> Provided information:
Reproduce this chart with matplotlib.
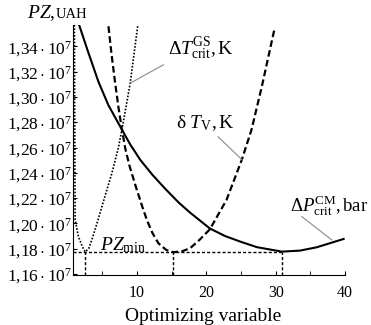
import matplotlib
matplotlib.use("Agg")
import matplotlib.pyplot as plt
from matplotlib.ticker import FixedLocator, FuncFormatter

plt.rcParams['font.family'] = ['Liberation Serif', 'DejaVu Serif']
plt.rcParams['mathtext.fontset'] = 'custom'
plt.rcParams['mathtext.rm'] = 'Liberation Serif'
plt.rcParams['mathtext.it'] = 'Liberation Serif:italic'
plt.rcParams['mathtext.bf'] = 'Liberation Serif:bold'

# PZ values in units of 10^7 UAH
# dP_crit^CM, bar  (solid)
x_dp = [1.63, 2.97, 4.42, 5.86, 7.55, 9.0, 10.45, 12.2, 14.04, 16.0, 17.65, 20.5, 22.7, 24.9, 27.3, 30.9, 33.5, 35.9, 39.8]
pz_dp = [1.357, 1.335, 1.312, 1.2935, 1.2767, 1.2625, 1.2503, 1.2385, 1.2275, 1.2165, 1.2085, 1.1960, 1.1900, 1.1856, 1.1812, 1.1777, 1.1785, 1.1811, 1.1877]

# dT_V, K  (dashed)
x_dtv = [5.86, 6.3, 6.83, 7.3, 7.8, 8.3, 8.9, 9.96, 10.7, 11.4, 12.2, 13.07, 14.2, 15.24, 16.5, 17.65, 19.0, 20.5, 22.9, 25.1, 26.5, 28.0, 29.8]
pz_dtv = [1.356, 1.334, 1.311, 1.292, 1.2745, 1.259, 1.2455, 1.2265, 1.214, 1.2028, 1.1925, 1.1843, 1.1790, 1.1772, 1.1780, 1.1804, 1.1870, 1.1954, 1.2186, 1.2503, 1.2740, 1.3084, 1.3533]

# dT_crit^GS, K  (dotted)
x_dtg = [0.95, 0.98, 1.02, 1.05, 1.53, 2.1, 2.5, 3.0, 3.46, 4.2, 4.9, 5.6, 6.35, 7.3, 8.0, 9.0, 10.1]
pz_dtg = [1.357, 1.30, 1.24, 1.2028, 1.1895, 1.1816, 1.1775, 1.180, 1.187, 1.200, 1.213, 1.226, 1.2397, 1.260, 1.280, 1.311, 1.357]

pz_min = 1.1775
x_min = [2.5, 15.24, 30.9]

y_ticks = [1.16, 1.18, 1.20, 1.22, 1.24, 1.26, 1.28, 1.30, 1.32, 1.34]
x_major = [10, 20, 30, 40]
x_minor = [5, 15, 25, 35]

fig = plt.figure(figsize=(3.71, 3.25), dpi=100)
ax = fig.add_axes([72.7 / 371, 50 / 325, 272.3 / 371, 250 / 325])

ax.plot(x_dp, pz_dp, color='black', lw=1.5)
ax.plot(x_dtv, pz_dtv, color='black', lw=1.6, dashes=(3, 1.5))
ax.plot(x_dtg, pz_dtg, color='black', lw=1.2, dashes=(1, 1.0))

ax.plot([0.7, x_min[2]], [pz_min, pz_min], color='black', lw=1.0, dashes=(2.2, 1.5))
for xm in x_min:
    ax.plot([xm, xm], [1.1592, pz_min], color='black', lw=1.0, dashes=(2.2, 1.5))

ax.set_xlim(0.7, 40)
ax.set_ylim(1.1592, 1.357)
for s in ['top', 'right']:
    ax.spines[s].set_visible(False)

ax.xaxis.set_major_locator(FixedLocator(x_major))
ax.xaxis.set_minor_locator(FixedLocator(x_minor))
ax.yaxis.set_major_locator(FixedLocator(y_ticks))
ax.yaxis.set_major_formatter(FuncFormatter(
    lambda v, p: r'$%s\cdot10^{7}$' % ('%.2f' % v).replace('.', '{,}')))
ax.tick_params(axis='x', which='both', direction='in', length=3, pad=7, labelsize=11.5)
ax.tick_params(axis='y', direction='in', length=3, pad=0.5, labelsize=12.5)

# labels
ax.text(4.66, 1.179, r'$PZ_{\mathrm{min}}$', fontsize=14)
ax.text(14.4, 1.3335, r'$\Delta T_{\mathrm{crit}}^{\mathrm{GS}}{,}\,\mathrm{K}$', fontsize=14)
ax.plot([13.8, 9.0], [1.3255, 1.311], color='#888888', lw=0.8)
ax.text(15.6, 1.2755, r'$\mathrm{\delta}\ T_{\mathrm{V}}{,}\,\mathrm{K}$', fontsize=14)
ax.plot([21.7, 25.15], [1.2685, 1.2503], color='#888888', lw=0.8)
ax.text(32.1, 1.2093, r'$\Delta P_{\mathrm{crit}}^{\mathrm{CM}}{,}\,\mathrm{bar}$', fontsize=13.5)
ax.plot([33.77, 38.1], [1.2054, 1.1869], color='#888888', lw=0.8)

fig.text(26.7 / 371, 1 - 18.3 / 325, r'$PZ$,', fontsize=14, va='baseline')
fig.text(56 / 371, 1 - 18.3 / 325, 'UAH', fontsize=10.5, va='baseline')
fig.text(203.3 / 371, 1 - 321 / 325, 'Optimizing variable', fontsize=14,
         ha='center', va='baseline')

fig.savefig('out.png', dpi=100)
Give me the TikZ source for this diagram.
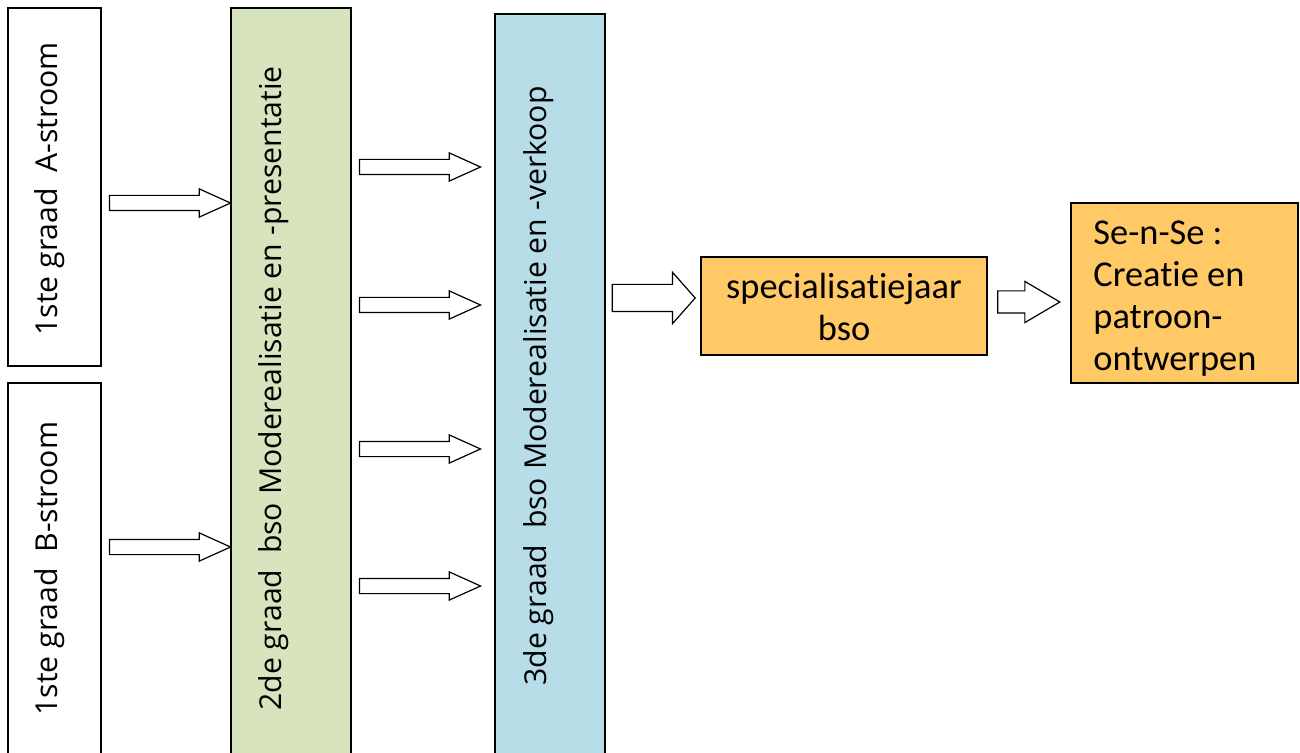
\documentclass[tikz,border=0pt]{standalone}
\usepackage{fontspec}
\setmainfont{Open Sans}
\newfontfamily\yfont[Ligatures=NoCommon]{Carlito}
\usetikzlibrary{shapes.arrows, fit}

\definecolor{greenfill}{HTML}{D7E4BD}
\definecolor{bluefill}{HTML}{B7DEE8}
\definecolor{yellowfill}{HTML}{FFC966}

\tikzset{
    box/.style={draw, line width=0.8pt, inner sep=0pt},
    vlabel/.style={rotate=90, anchor=base west, inner sep=0pt,
        font=\fontsize{15.1}{18}\selectfont},
    ylabel/.style={inner sep=0pt, font=\yfont\fontsize{18.2}{21}\selectfont},
    blockarr/.style={single arrow, draw, fill=white, line width=0.6pt, anchor=tip,
        inner xsep=0pt},
    smallarr/.style={blockarr, inner ysep=3.5pt, minimum height=60.5pt,
        single arrow head extend=3.25pt, single arrow tip angle=48.5},
}

\begin{document}
\begin{tikzpicture}[x=0.5pt, y=-0.5pt]
    \clip (0,0) rectangle (1300,753);
    \fill[white] (0,0) rectangle (1300,753);

    % boxes
    \node[box, fit={(8,8) (101,366)}] (stroomA) {};
    \node[box, fit={(8,383) (101,780)}] (stroomB) {};
    \node[box, fill=greenfill, fit={(231,8) (351,780)}] (graad2) {};
    \node[box, fill=bluefill, fit={(495,14) (605,780)}] (graad3) {};
    \node[box, fill=yellowfill, fit={(701,257) (987,355)}] (spec) {};
    \node[box, fill=yellowfill, fit={(1071,203) (1298,383)}] (sense) {};

    % texts
    \node[vlabel] (tA) at (57,336) {1ste graad\ \ A-stroom};
    \node[vlabel] (tB) at (57,716) {1ste graad\ \ B-stroom};
    \node[vlabel] (t2) at (281,711) {2de graad\ \ bso Moderealisatie en -presentatie};
    \node[vlabel] (t3) at (546,686) {3de graad\ \ bso Moderealisatie en -verkoop};
    \node[ylabel, align=center, anchor=north] (tspec) at (844,273) {specialisatiejaar\\bso};
    \node[ylabel, align=left, anchor=north west] (tsense) at (1093,220)
        {Se-n-Se :\\Creatie en\\patroon-\\ontwerpen};

    % arrows
    \node[smallarr] (arrA) at (232,203) {};
    \node[smallarr] (arrB) at (232,547) {};
    \foreach \y [count=\i] in {167,305,449,586}
        \node[smallarr] (arr\i) at (482,\y) {};
    \node[blockarr, inner ysep=6.5pt, minimum height=41.5pt,
        single arrow head extend=6pt, single arrow tip angle=97] (arrSpec) at (696,298) {};
    \node[blockarr, inner ysep=5.25pt, minimum height=31pt,
        single arrow head extend=4.75pt, single arrow tip angle=61] (arrSense) at (1061,302) {};
\end{tikzpicture}
\end{document}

> Your instructions:
Give the lines again word for word, from the start of the records to the line holding "plt.rcParams['mathtext.bf'] = 'Liberation", both included, and leave out any picture.

> Result:
Reproduce this chart with matplotlib.
import matplotlib
matplotlib.use("Agg")
import matplotlib.pyplot as plt
from matplotlib.ticker import FixedLocator, FuncFormatter

plt.rcParams['font.family'] = ['Liberation Serif', 'DejaVu Serif']
plt.rcParams['mathtext.fontset'] = 'custom'
plt.rcParams['mathtext.rm'] = 'Liberation Serif'
plt.rcParams['mathtext.it'] = 'Liberation Serif:italic'
plt.rcParams['mathtext.bf'] = 'Liberation Serif:bold'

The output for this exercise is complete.